Bütçe açığı kontrol edilemiyor
Türkiye ekonomisindeki bütçe açıkları da savaşın etkisiyle açık vermeye başladı. Hazine ve Maliye Bakanlığı verilerine göre, 2013 sonu itibarıyla merkezi yönetim bütçe açığının 18,4 milyar lira iken, bu rakam sırasıyla 2014’de 22.7 milyar TL, 2015’te 22,6 milyar TL, 2016’da 29.7 milyar TL, 2017’de 47,4 milyar TL olarak gerçekleşti. Açık giderek derinleşti, 2018 yılında 72.6 milyar TL ve 2019’un tamamında 123,7 milyar TL oldu. İktidarın 2018 yılından başlayarak bedelli askerlik, imar affı, varlık barışı gibi bir sefere özgü gelirlerle bütçeye destek vermesine rağmen bütçe açığındaki yükseliş durdurulamadı. Mevcut durumda bütçe açığı 2020’nin ilk 6 ayında 109,5 milyar TL oldu.
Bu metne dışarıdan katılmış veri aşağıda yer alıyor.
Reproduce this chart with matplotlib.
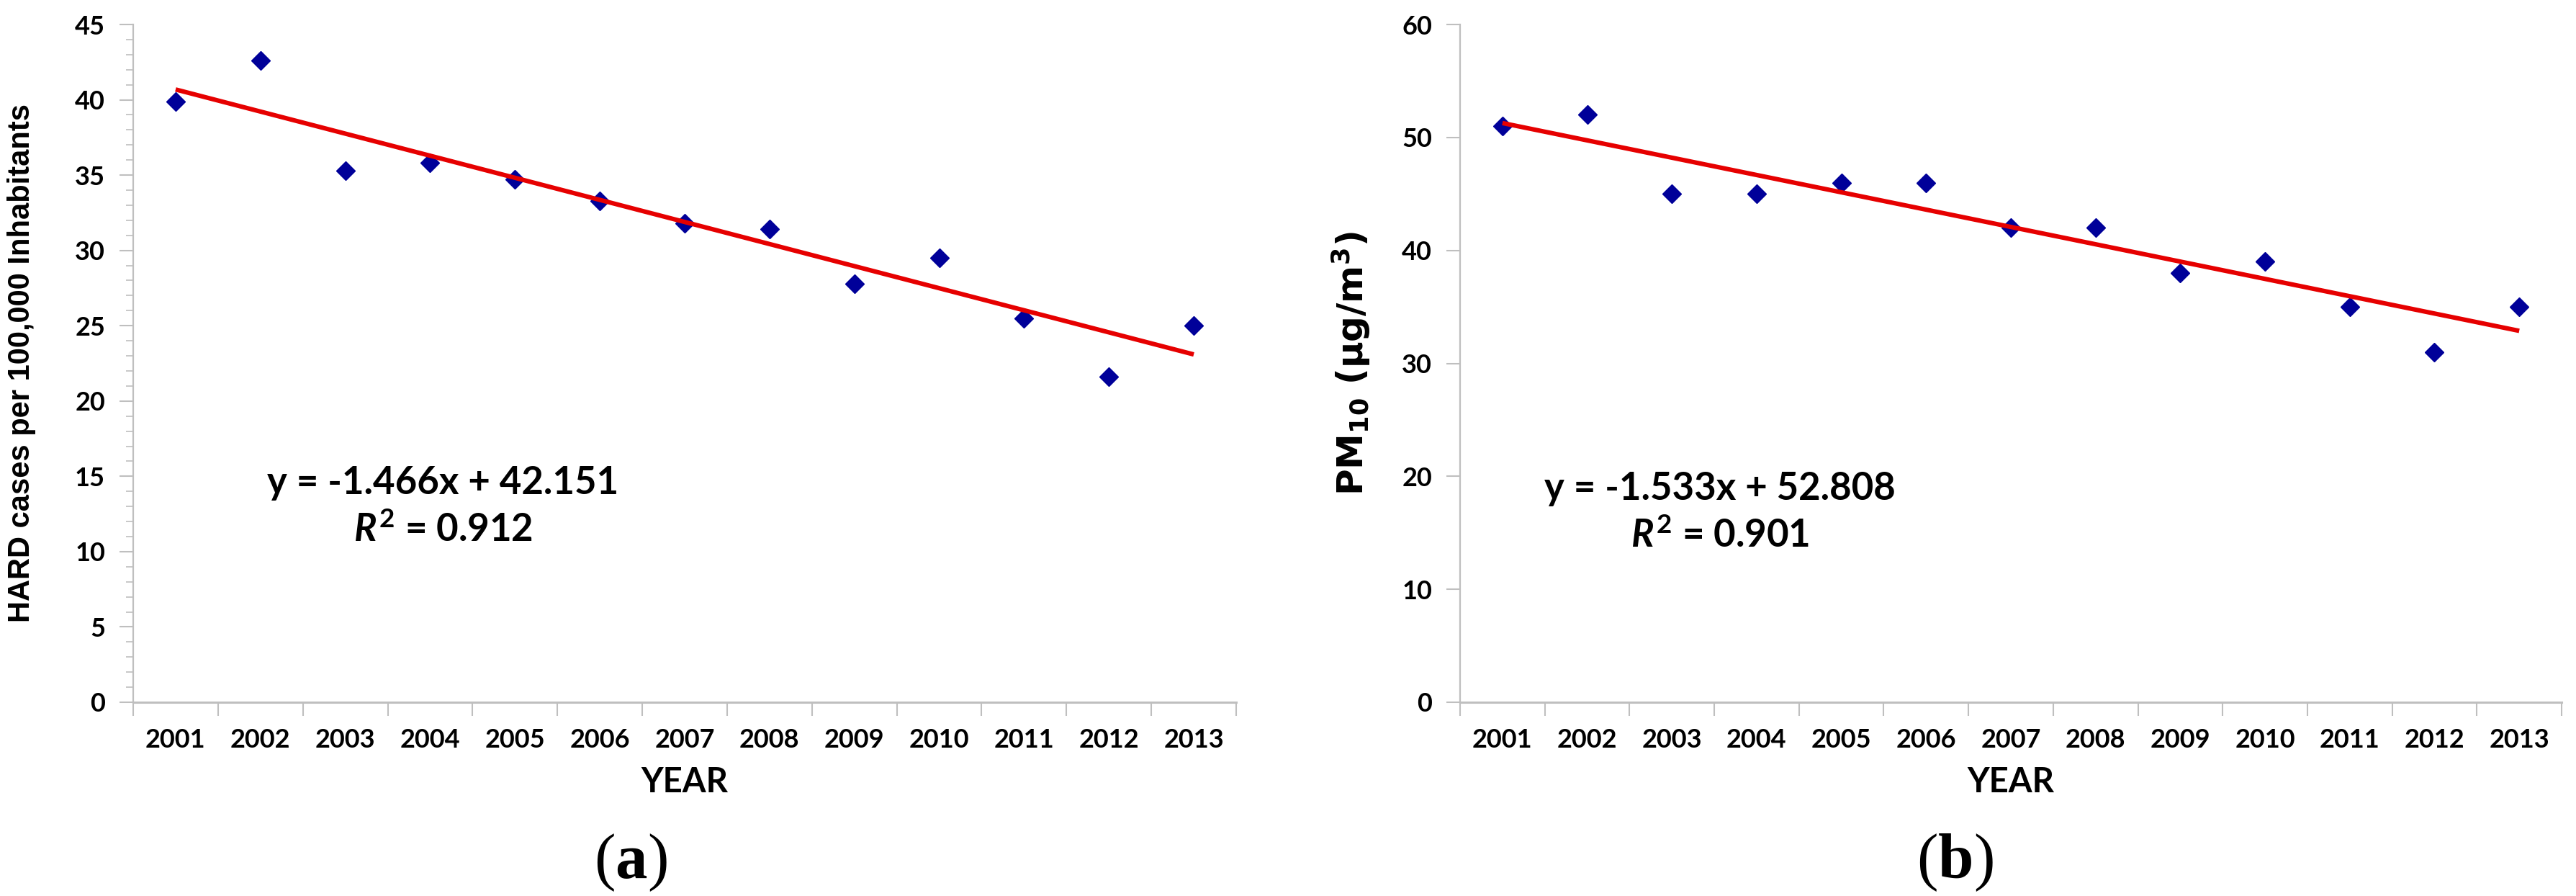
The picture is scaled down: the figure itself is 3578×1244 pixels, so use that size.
import matplotlib
matplotlib.use('Agg')
import matplotlib.pyplot as plt
from matplotlib.ticker import MultipleLocator, FixedLocator, NullLocator
import numpy as np

# ---------------- data ----------------
years = ['2001', '2002', '2003', '2004', '2005', '2006', '2007',
         '2008', '2009', '2010', '2011', '2012', '2013']
hard_cases = [39.9, 42.6, 35.3, 35.8, 34.7, 33.3, 31.8, 31.4, 27.8, 29.5, 25.5, 21.6, 25.0]
pm10 = [51, 52, 45, 45, 46, 46, 42, 42, 38, 39, 35, 31, 35]
hard_slope, hard_intercept, hard_r2 = -1.466, 42.151, 0.912
pm_slope, pm_intercept, pm_r2 = -1.533, 52.808, 0.901

# ---------------- style ----------------
plt.rcParams['mathtext.fontset'] = 'custom'
plt.rcParams['mathtext.it'] = 'Lato:italic:bold'
plt.rcParams['mathtext.rm'] = 'Lato:bold'
plt.rcParams['mathtext.sf'] = 'DejaVu Sans:bold'
plt.rcParams['mathtext.bf'] = 'Liberation Serif:bold'

W, H = 3578, 1244
DPI = 100
fig = plt.figure(figsize=(W / DPI, H / DPI), dpi=DPI)

spine_col = '#BFBFBF'
marker_col = '#000099'
line_col = '#E60000'
tick_font = dict(family='Lato', weight='bold', size=26)


def make_panel(rect, values, slope, intercept, r2, ymax, ymajor, yminor,
               ylabel, ylabel_font, ylabel_x, eq_xy, cap_x, cap_text):
    ax = fig.add_axes(rect)
    n = len(years)
    xs = np.arange(1, n + 1)
    ax.plot(xs, values, linestyle='none', marker='D', ms=13,
            color=marker_col, zorder=2, clip_on=False)
    xt = np.array([xs[0], xs[-1]])
    ax.plot(xt, slope * xt + intercept, color=line_col, lw=4.5,
            zorder=3, solid_capstyle='butt')

    ax.set_xlim(0.5, n + 0.5)
    ax.set_ylim(0, ymax)
    for s in ['top', 'right']:
        ax.spines[s].set_visible(False)
    ax.spines['left'].set_color(spine_col)
    ax.spines['left'].set_linewidth(1.6)
    ax.spines['bottom'].set_color(spine_col)
    ax.spines['bottom'].set_linewidth(2.2)

    # x: boundaries as major ticks, category labels on minor positions
    ax.xaxis.set_major_locator(FixedLocator(np.arange(0.5, n + 1.0, 1.0)))
    ax.set_xticklabels([''] * (n + 1))
    ax.set_xticks(xs, minor=True)
    ax.set_xticklabels(years, minor=True, fontdict=tick_font)
    ax.tick_params(axis='x', which='major', direction='out', length=14,
                   width=1.5, color=spine_col)
    ax.tick_params(axis='x', which='minor', length=0, pad=26)

    if yminor:
        ax.yaxis.set_minor_locator(MultipleLocator(yminor))
    else:
        ax.yaxis.set_minor_locator(NullLocator())
    yt = np.arange(0, ymax + 0.1, ymajor)
    ax.set_yticks(yt)
    ax.set_yticklabels([f'{int(v)}' for v in yt], fontdict=tick_font)
    ax.tick_params(axis='y', which='major', direction='out', length=14,
                   width=1.5, color=spine_col, pad=14)
    ax.tick_params(axis='y', which='minor', direction='out', length=7,
                   width=1.2, color=spine_col)

    ax.set_xlabel('YEAR', family='Lato', weight='bold', size=34)
    ax.xaxis.set_label_coords(0.5, -0.095)
    ax.set_ylabel(ylabel, **ylabel_font)
    ax.yaxis.set_label_coords(ylabel_x, 0.5)

    ax.text(eq_xy[0], eq_xy[1], f'y = {slope:.3f}x + {intercept:.3f}',
            transform=ax.transAxes, ha='center', va='baseline',
            family='Lato', weight='bold', size=38)
    ax.text(eq_xy[0], eq_xy[1] - 0.070, f'$R^2$ = {r2:.3f}',
            transform=ax.transAxes, ha='center', va='baseline',
            family='Lato', weight='bold', size=38)

    fig.text(cap_x / W, 1 - 1198 / H, cap_text, ha='center', va='center',
             family='Liberation Serif', size=64)
    return ax


y0 = 1 - 975 / H
hgt = (975 - 34) / H
make_panel([185 / W, y0, 1532 / W, hgt], hard_cases, hard_slope, hard_intercept,
           hard_r2, 45, 5, 1, 'HARD cases per 100,000 Inhabitants',
           dict(family='Liberation Sans', weight='bold', size=30), -0.088,
           (0.281, (975 - 686) / 941), 876, r'($\mathbf{a}$)')
make_panel([2028 / W, y0, 1530 / W, hgt], pm10, pm_slope, pm_intercept,
           pm_r2, 60, 10, None, r'PM$_\mathsf{10}$ (µg/m$^\mathsf{3}$)',
           dict(family='DejaVu Sans', weight='bold', size=36), -0.080,
           (0.236, (975 - 694) / 941), 2715, r'($\mathbf{b}$)')

fig.savefig('out.png', dpi=DPI, facecolor='white')
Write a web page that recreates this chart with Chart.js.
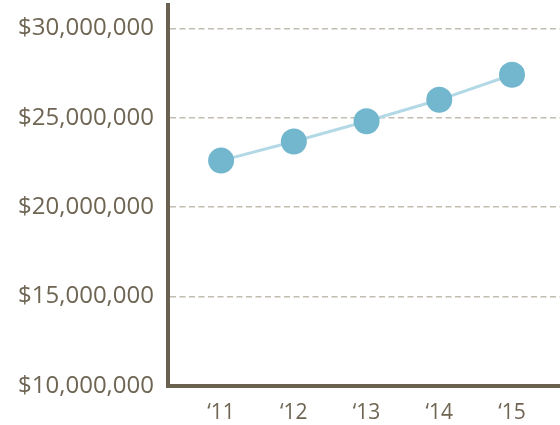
<!DOCTYPE html>
<html><head><meta charset="utf-8">
<script src="https://cdn.jsdelivr.net/npm/chart.js@4"></script>
<style>html,body{margin:0;padding:0;background:#fff}#wrap{width:560px;height:425px}</style>
</head><body><div id="wrap"><canvas id="c" width="560" height="425"></canvas></div>
<script>
const years = [2011, 2012, 2013, 2014, 2015];
const yearLabels = ['\u201811', '\u201812', '\u201813', '\u201814', '\u201815'];
const revenue = [22600000, 23670000, 24800000, 26000000, 27400000];
const yTicks = [10000000, 15000000, 20000000, 25000000, 30000000];

const axisColor = '#6b6150';
const textColor = '#6e6553';
new Chart(document.getElementById('c'), {
  type: 'line',
  data: {
    datasets: [{
      data: years.map((y, i) => ({x: y, y: revenue[i]})),
      borderColor: '#b3d9e6',
      borderWidth: 3,
      pointRadius: 13,
      pointHoverRadius: 13,
      pointBackgroundColor: '#72b7cd',
      pointBorderColor: '#72b7cd',
      pointBorderWidth: 0,
      tension: 0,
      clip: false
    }]
  },
  options: {
    responsive: false,
    animation: false,
    layout: {autoPadding: false, padding: {top: 5, right: 0, left: 0, bottom: 0}},
    plugins: {legend: {display: false}, tooltip: {enabled: false}},
    scales: {
      x: {
        type: 'linear',
        min: 2010.27,
        max: 2015.66,
        afterBuildTicks: s => { s.ticks = years.map(v => ({value: v})); },
        afterFit: s => { s.height = 39; s.paddingLeft = 0; s.paddingRight = 0; },
        grid: {display: false, drawTicks: false},
        border: {color: axisColor, width: 4},
        ticks: {
          padding: 14,
          color: textColor,
          font: {family: 'Open Sans', size: 21},
          callback: (v) => yearLabels[years.indexOf(v)]
        }
      },
      y: {
        min: 10000000,
        max: 31300000,
        afterBuildTicks: s => { s.ticks = yTicks.map(v => ({value: v})); },
        afterFit: s => { s.width = 168; s.paddingTop = 0; s.paddingBottom = 0; },
        grid: {color: '#c3bcb0', lineWidth: 1.5, drawTicks: false},
        border: {color: axisColor, width: 4, dash: [6, 3.5]},
        ticks: {
          padding: 14,
          color: textColor,
          font: {family: 'Open Sans', size: 24},
          callback: v => '$' + v.toLocaleString('en-US')
        }
      }
    }
  }
});
</script></body></html>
Buna göre, yılın ilk yarısında bütçe açığı geçen yıla göre yüzde 40’a yakın arttı.
Kriz derinleşiyor
Mevcut kapitalist sistemin içerisinde olduğu finansal krizin yansımasını en derinden hisseden ülkelerin başında gelen Türkiye, gerek Kürt sorunundaki çözümsüz politikaları gerekse de yanlış ekonomik tercihleri sonucu salgının da etkisiyle çalkantılı bir döneme girdi. Verili durumda Merkez Bankası rezervlerinin eksilere düşmesi, cari dengenin sadece 2020 yılının ilk beş ayında 16 milyar 720 milyon dolar açık vermesi, yine dış ticaret açığının yüzde 73,2 artarak 23,9 milyar dolara ulaşmasıyla birlikte vadesi gelen dış borç stokunun 123,5 milyar dolara dayanması; başta kur krizi olmak üzere enflasyon ile işsizliğin yönünün yukarıya doğru olacağına işaret ediyor.